Internationally, Råman has primarily become renowned as a glass designer associated with Johansfors, Orrefors and Skruf. Her clear glass creations have become something of a hallmark. The simple shapes and austere colours of the objects imbue them with a stripped-down frankness. They echo Råman’s philosophy that form follows function – how an object will be used, and in what context. The artist herself has stated that clear glass is the material for which she has the greatest affection. “It orchestrates itself through the way in which it fragments the light. A small object can have the same dignity as a large, magnificent piece! It’s my driving force.” In contrast to her ceramics, which she throws herself, a glassblower interprets her sketches – but always in close collaboration with the designer herself.
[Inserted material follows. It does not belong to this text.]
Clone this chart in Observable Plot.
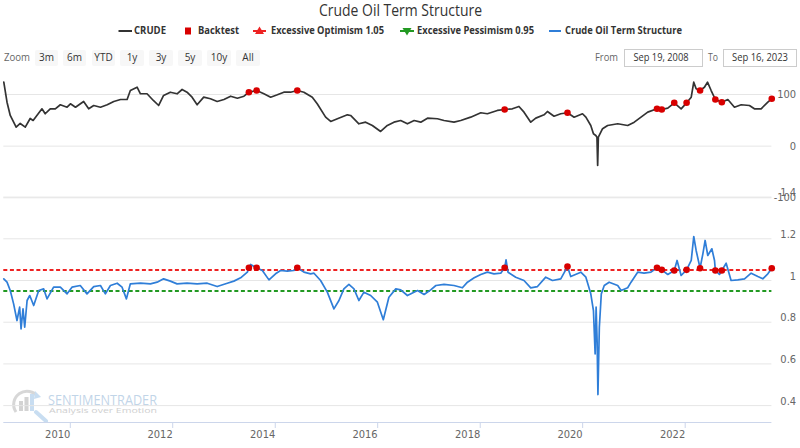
<!DOCTYPE html>
<html><head><meta charset="utf-8">
<script src="https://cdn.jsdelivr.net/npm/d3@7"></script>
<script src="https://cdn.jsdelivr.net/npm/@observablehq/plot@0.6"></script>
<style>
body{margin:0;background:#fff;}
#wrap{position:relative;width:800px;height:448px;overflow:hidden;}
#wrap svg{position:absolute;left:0;top:0;}
</style></head><body><div id="wrap">
<svg id="hdr" width="800" height="448" font-family="Open Sans, sans-serif">
  <text x="319" y="16" font-size="16.5" fill="#333" textLength="163" lengthAdjust="spacingAndGlyphs">Crude Oil Term Structure</text>
  <g font-size="10.5" font-weight="bold" fill="#333">
    <line x1="118.5" x2="132" y1="31" y2="31" stroke="#333" stroke-width="2"/>
    <text x="134" y="34" textLength="32" lengthAdjust="spacingAndGlyphs">CRUDE</text>
    <rect x="185" y="27.5" width="6" height="7" fill="#d80000"/>
    <text x="198" y="34" textLength="41" lengthAdjust="spacingAndGlyphs">Backtest</text>
    <line x1="253" x2="266" y1="31" y2="31" stroke="#ee2222" stroke-width="2"/>
    <path d="M259.5,26.5L264,34L255,34Z" fill="#ee2222"/>
    <text x="271" y="34" textLength="113" lengthAdjust="spacingAndGlyphs">Excessive Optimism 1.05</text>
    <line x1="400" x2="414" y1="31" y2="31" stroke="#229922" stroke-width="2"/>
    <path d="M402.5,28L411.5,28L407,35.5Z" fill="#229922"/>
    <text x="417" y="34" textLength="117" lengthAdjust="spacingAndGlyphs">Excessive Pessimism 0.95</text>
    <line x1="549" x2="561" y1="31" y2="31" stroke="#2f7ed8" stroke-width="2"/>
    <text x="565" y="34" textLength="117" lengthAdjust="spacingAndGlyphs">Crude Oil Term Structure</text>
  </g>
  <g font-size="10" fill="#333">
    <text x="4" y="61" fill="#666" textLength="26" lengthAdjust="spacingAndGlyphs">Zoom</text>
    <rect x="35" y="50" width="23" height="16" rx="2" fill="#f7f7f7"/><text x="46.5" y="61" text-anchor="middle">3m</text>
    <rect x="63" y="50" width="23" height="16" rx="2" fill="#f7f7f7"/><text x="74.5" y="61" text-anchor="middle">6m</text>
    <rect x="92" y="50" width="23" height="16" rx="2" fill="#f7f7f7"/><text x="103.5" y="61" text-anchor="middle">YTD</text>
    <rect x="120" y="50" width="24" height="16" rx="2" fill="#f7f7f7"/><text x="132" y="61" text-anchor="middle">1y</text>
    <rect x="149" y="50" width="24" height="16" rx="2" fill="#f7f7f7"/><text x="161" y="61" text-anchor="middle">3y</text>
    <rect x="178" y="50" width="24" height="16" rx="2" fill="#f7f7f7"/><text x="190" y="61" text-anchor="middle">5y</text>
    <rect x="207" y="50" width="24" height="16" rx="2" fill="#f7f7f7"/><text x="219" y="61" text-anchor="middle">10y</text>
    <rect x="236" y="50" width="24" height="16" rx="2" fill="#f7f7f7"/><text x="248" y="61" text-anchor="middle">All</text>
    <text x="595" y="61" fill="#666" textLength="23" lengthAdjust="spacingAndGlyphs">From</text>
    <rect x="624.5" y="49.5" width="78" height="17" fill="#fff" stroke="#ccc"/>
    <text x="633.5" y="61" textLength="55" lengthAdjust="spacingAndGlyphs">Sep 19, 2008</text>
    <text x="708" y="61" fill="#666" textLength="10" lengthAdjust="spacingAndGlyphs">To</text>
    <rect x="723.5" y="49.5" width="73" height="17" fill="#fff" stroke="#ccc"/>
    <text x="732" y="61" textLength="56" lengthAdjust="spacingAndGlyphs">Sep 16, 2023</text>
  </g>
  <g opacity="0.55">
    <path d="M16,412 A13,13 0 1 1 38,397" fill="none" stroke="#b8b8b8" stroke-width="3"/>
    <path d="M35,391 L41,397 L34,399 Z" fill="#9cc3e6"/>
    <rect x="19" y="401" width="4" height="10" fill="#b0b0b0"/>
    <rect x="24.5" y="397" width="4" height="14" fill="#b0b0b0"/>
    <rect x="30" y="394" width="4" height="17" fill="#9cc3e6"/>
    <line x1="36" y1="412" x2="46" y2="421" stroke="#9cc3e6" stroke-width="4" stroke-linecap="round"/>
    <text x="48" y="405" font-size="14" fill="#8fb3d6" textLength="109" lengthAdjust="spacingAndGlyphs">SENTIMENTRADER</text>
    <text x="49" y="412.5" font-size="7" fill="#a8a8a8" textLength="108" lengthAdjust="spacingAndGlyphs">Analysis over Emotion</text>
  </g>
</svg>
</div>
<script>
// ---- data ----
const xStart = "2008-09-19";
const xEnd = "2023-09-16";
const xTickYears = [2010, 2012, 2014, 2016, 2018, 2020, 2022];
const crudeTicks = [-100, 0, 100];
const termTicks = [0.4, 0.6, 0.8, 1, 1.2, 1.4];
const optimismLevel = 1.05;
const pessimismLevel = 0.95;

const crudeDates = ["2008-09-19","2008-10-12","2008-11-04","2008-12-16","2009-01-14","2009-02-19","2009-03-26","2009-04-16","2009-06-18","2009-07-11","2009-08-16","2009-09-21","2009-10-27","2009-12-14","2010-01-07","2010-02-12","2010-04-11","2010-05-17","2010-06-22","2010-08-09","2010-09-26","2010-11-12","2010-12-30","2011-02-15","2011-03-10","2011-04-27","2011-05-21","2011-07-07","2011-08-21","2011-09-28","2011-11-02","2011-12-20","2012-02-06","2012-03-13","2012-04-17","2012-05-23","2012-06-28","2012-08-14","2012-10-01","2012-11-18","2013-01-05","2013-02-22","2013-04-11","2013-05-28","2013-07-02","2013-08-26","2013-10-17","2013-12-04","2014-01-21","2014-03-08","2014-04-25","2014-06-12","2014-07-29","2014-09-27","2014-11-01","2014-12-31","2015-02-05","2015-03-25","2015-06-04","2015-06-27","2015-08-25","2015-10-12","2015-11-29","2016-01-27","2016-03-15","2016-05-01","2016-06-18","2016-08-05","2016-09-22","2016-11-08","2016-12-26","2017-03-07","2017-04-23","2017-07-03","2017-08-20","2017-10-30","2018-01-10","2018-02-26","2018-05-08","2018-06-29","2018-08-23","2018-10-09","2018-11-14","2019-01-01","2019-02-06","2019-04-06","2019-04-30","2019-06-16","2019-08-03","2019-09-20","2019-11-06","2020-01-05","2020-01-29","2020-03-04","2020-03-23","2020-04-09","2020-04-17","2020-04-22","2020-04-27","2020-05-27","2020-07-02","2020-09-12","2020-11-22","2021-01-08","2021-02-25","2021-04-14","2021-06-19","2021-07-23","2021-09-04","2021-10-20","2021-12-08","2022-01-16","2022-02-18","2022-03-08","2022-03-25","2022-04-22","2022-05-23","2022-06-14","2022-07-10","2022-08-09","2022-09-24","2022-11-06","2022-12-23","2023-02-09","2023-04-09","2023-05-14","2023-07-01","2023-08-18","2023-09-15"];
const crudeValues = [123.8,85.1,59.4,36.8,43.9,36.8,53.6,49.7,72.3,62.7,72.3,72.3,80.1,75.4,82.0,75.4,86.5,72.3,78.7,75.4,80.1,86.5,90.3,90.3,107.7,114.1,101.4,101.4,88.4,78.7,98.1,104.4,101.4,109.7,104.4,94.8,80.1,94.8,91.7,86.5,90.3,96.7,92.8,96.7,104.4,107.7,101.4,94.8,99.4,104.4,104.4,107.7,104.4,94.8,82.0,56.1,47.8,53.0,60.7,59.4,43.3,46.4,40.0,28.4,40.0,46.4,49.7,43.3,49.7,46.4,54.2,53.0,49.7,46.4,49.7,56.1,64.6,62.7,69.1,71.0,72.3,76.8,65.8,46.4,54.2,60.7,67.1,58.0,62.7,64.6,56.1,62.7,56.1,40.0,24.0,20.7,17.4,-37.3,17.4,33.7,40.0,43.3,40.0,46.4,56.1,65.8,72.3,71.0,73.5,83.9,72.3,83.9,94.8,123.8,111.0,107.7,114.1,123.8,107.7,90.3,85.1,90.3,75.4,80.1,78.7,72.3,72.3,85.1,91.7];

const termDates = ["2008-09-19","2008-10-12","2008-11-04","2008-11-28","2008-12-22","2009-01-10","2009-01-20","2009-02-03","2009-02-15","2009-03-04","2009-03-23","2009-04-20","2009-05-26","2009-06-30","2009-07-24","2009-09-09","2009-10-27","2009-12-14","2010-01-18","2010-03-18","2010-05-05","2010-06-22","2010-08-09","2010-09-13","2010-10-19","2010-12-06","2011-01-10","2011-02-10","2011-03-10","2011-05-21","2011-07-31","2011-09-17","2011-11-02","2011-12-20","2012-02-06","2012-04-17","2012-06-28","2012-09-08","2012-11-18","2013-01-29","2013-03-17","2013-05-04","2013-06-21","2013-07-02","2013-07-14","2013-08-26","2013-10-06","2013-11-22","2014-01-08","2014-02-13","2014-04-01","2014-05-18","2014-06-12","2014-07-29","2014-09-15","2014-10-09","2014-11-25","2015-01-12","2015-02-28","2015-04-05","2015-05-10","2015-06-15","2015-07-21","2015-08-25","2015-09-30","2015-11-17","2016-01-04","2016-02-15","2016-03-26","2016-05-14","2016-06-18","2016-08-05","2016-10-16","2016-12-02","2017-01-18","2017-02-24","2017-04-23","2017-07-03","2017-09-01","2017-10-07","2017-11-24","2018-01-10","2018-02-26","2018-04-14","2018-06-01","2018-06-29","2018-07-09","2018-07-23","2018-09-16","2018-11-14","2019-01-01","2019-02-18","2019-04-18","2019-06-05","2019-08-03","2019-09-20","2019-10-13","2019-12-24","2020-01-29","2020-03-04","2020-03-23","2020-04-04","2020-04-11","2020-04-18","2020-04-24","2020-05-04","2020-05-18","2020-06-08","2020-07-13","2020-09-12","2020-10-06","2020-11-22","2020-12-16","2021-02-01","2021-03-19","2021-05-07","2021-06-19","2021-07-23","2021-09-04","2021-10-20","2021-11-09","2021-12-08","2022-01-16","2022-02-18","2022-03-08","2022-03-25","2022-04-22","2022-05-12","2022-05-28","2022-06-16","2022-07-15","2022-08-03","2022-08-09","2022-09-07","2022-09-24","2022-10-25","2022-11-29","2023-01-16","2023-03-05","2023-04-21","2023-06-08","2023-07-13","2023-08-18","2023-09-15"];
const termValues = [1.008,0.992,0.952,0.888,0.808,0.872,0.768,0.864,0.776,0.904,0.928,0.880,0.952,0.960,0.912,0.968,0.968,0.936,0.968,0.976,0.936,0.971,0.976,0.936,0.976,0.987,0.968,0.912,0.984,0.987,0.984,0.992,1.008,0.997,0.984,0.987,0.984,0.987,0.971,0.987,0.997,1.013,1.040,1.061,1.077,1.061,1.048,1.003,1.032,1.048,1.045,1.048,1.061,1.040,1.032,1.035,1.000,0.944,0.864,0.904,0.960,0.981,0.960,0.904,0.944,0.928,0.896,0.812,0.920,0.960,0.955,0.928,0.952,0.933,0.955,0.976,0.981,0.976,0.965,0.992,1.013,1.029,1.040,1.032,1.035,1.061,1.099,1.040,1.016,1.000,0.965,0.971,1.016,1.000,1.008,1.067,1.019,1.040,1.016,0.936,0.856,0.648,0.872,0.712,0.453,0.776,0.936,0.976,0.992,0.976,0.952,0.965,0.992,1.040,1.035,1.040,1.061,1.051,1.029,1.048,1.096,1.024,1.051,1.096,1.211,1.144,1.059,1.128,1.192,1.120,1.152,1.096,1.048,1.029,1.048,1.083,1.000,1.003,1.008,1.035,1.019,1.008,1.032,1.059];

const backtestDates = ["2013-07-02","2013-08-26","2014-06-12","2018-06-29","2019-09-20","2021-06-19","2021-07-23","2021-10-20","2022-01-16","2022-04-22","2022-08-09","2022-09-24","2023-09-15"];
const backtestCrude = [104.4,107.7,107.7,71.0,64.6,72.3,71.0,83.9,83.9,107.7,90.3,85.1,91.7];
const backtestTerm = [1.061,1.061,1.061,1.061,1.067,1.061,1.051,1.048,1.051,1.059,1.048,1.048,1.059];

const crudeDomain = [-100, 130];
const termDomain = [0.319, 1.4];

// ---- build ----
const parse = d3.utcParse("%Y-%m-%d");
const crude = crudeDates.map((d, i) => ({date: parse(d), value: crudeValues[i]}));
const term = termDates.map((d, i) => ({date: parse(d), value: termValues[i]}));
const backtest = backtestDates.map((d, i) => ({date: parse(d), crude: backtestCrude[i], term: backtestTerm[i]}));
const xTicks = xTickYears.map(y => new Date(Date.UTC(y, 0, 1)));

const fontFam = '"Liberation Sans Narrow", "DejaVu Sans Condensed", sans-serif';
const common = {
  width: 800, height: 448,
  marginLeft: 3.3, marginRight: 28.6, marginTop: 0, marginBottom: 26,
  style: {background: "transparent", fontFamily: fontFam, fontSize: "11px", overflow: "visible"}
};
const xScale = {type: "utc", domain: [parse(xStart), parse(xEnd)]};

const topPlot = Plot.plot({
  ...common,
  x: {...xScale, axis: null},
  y: {domain: crudeDomain, range: [197.3, 78.5], axis: null},
  marks: [
    Plot.gridY(crudeTicks, {stroke: "#e6e6e6", strokeOpacity: 1}),
    Plot.axisY(crudeTicks, {anchor: "right", tickSize: 0, tickPadding: 0, textAnchor: "end", dx: 24.2, fill: "#666", label: null, tickFormat: d => String(d)}),
    Plot.lineY(crude, {x: "date", y: "value", stroke: "#333", strokeWidth: 1.7}),
    Plot.dot(backtest, {x: "date", y: "crude", r: 3.3, fill: "#d80000"})
  ]
});

const bottomPlot = Plot.plot({
  ...common,
  x: xScale,
  y: {domain: termDomain, range: [422, 196.6], axis: null},
  marks: [
    Plot.gridY(termTicks, {stroke: "#e6e6e6", strokeOpacity: 1}),
    Plot.axisY(termTicks, {anchor: "right", tickSize: 0, tickPadding: 0, textAnchor: "end", dx: 24.2, dy: -4.3, fill: "#666", label: null, tickFormat: d => String(d)}),
    Plot.ruleY([optimismLevel], {stroke: "#ee2222", strokeWidth: 2, strokeDasharray: "4,2.6"}),
    Plot.ruleY([pessimismLevel], {stroke: "#229922", strokeWidth: 2, strokeDasharray: "4,2.6"}),
    Plot.lineY(term, {x: "date", y: "value", stroke: "#2f7ed8", strokeWidth: 1.7}),
    Plot.dot(backtest, {x: "date", y: "term", r: 3.3, fill: "#d80000"}),
    Plot.ruleY([termDomain[0]], {stroke: "#ccd6eb"}),
    Plot.axisX(xTicks, {anchor: "bottom", tickSize: 6, tickPadding: 2, textAnchor: "end", dx: 0.7, stroke: "#ccd6eb", fill: "#666", label: null, tickFormat: d3.utcFormat("%Y")})
  ]
});

const wrap = document.getElementById("wrap");
wrap.appendChild(topPlot);
wrap.appendChild(bottomPlot);
</script></body></html>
Råman has never made any distinction between small-scale creation and production in large series – between crafts and industry. She claims to love the precision of the latter and the variety of the former. Råman has collaborated with both Svenskt Tenn and IKEA. She has been fascinated by the ‘shape world’ of East Asia. Thus, it may be no coincidence that in 2016, she designed a tea set for the Japanese company Koransha in both white and black porcelain, which is part of the so-called Arita project. In Japan, she has also worked with Kimura Glass Co Ltd (2017).

The graphic austerity of the Japanese aesthetic spirit as well as the optical properties of glass are traits captured by Bruno Ehrs (born 1953) in his empathetic portrait of Ingegerd Råman. He started his professional career as a photographer at the Stockholm City Museum, under the tutelage of the legendary Lennart af Petersens. As a result, he became intimately acquainted with the photography of architecture, a knowledge he has recently showcased in a book about the French castle of Vaux-le-Vicomte (Flammarion 2015). He has worked freelance since the early 1980s. In connection with Stockholm's 750th anniversary, Ehrs created a series of portraits of famous Stockholmers. One of them was King Carl XVI Gustaf. For this reason, Ehrs has also been hired by the Royal Family for official portraits, and in 2010 he debuted a series of stamps depicting the Swedish King and Queen.

In his portrait of Ingegerd Råman, Ehrs has chosen to limit the range of colouration so that it tightens towards a monochrome black and white – a tribute to the model's own austere aesthetic. The pleated glass plate not only recalls the memory of Råman’s own shape world, but also becomes a prism through which she herself studies the clear glass. The vertical lines are reflected and repeated in the model's own Japanese-designed costume. All in all, the result is a visionary portrait of one of Sweden’s great designers, who has made simplicity her signature.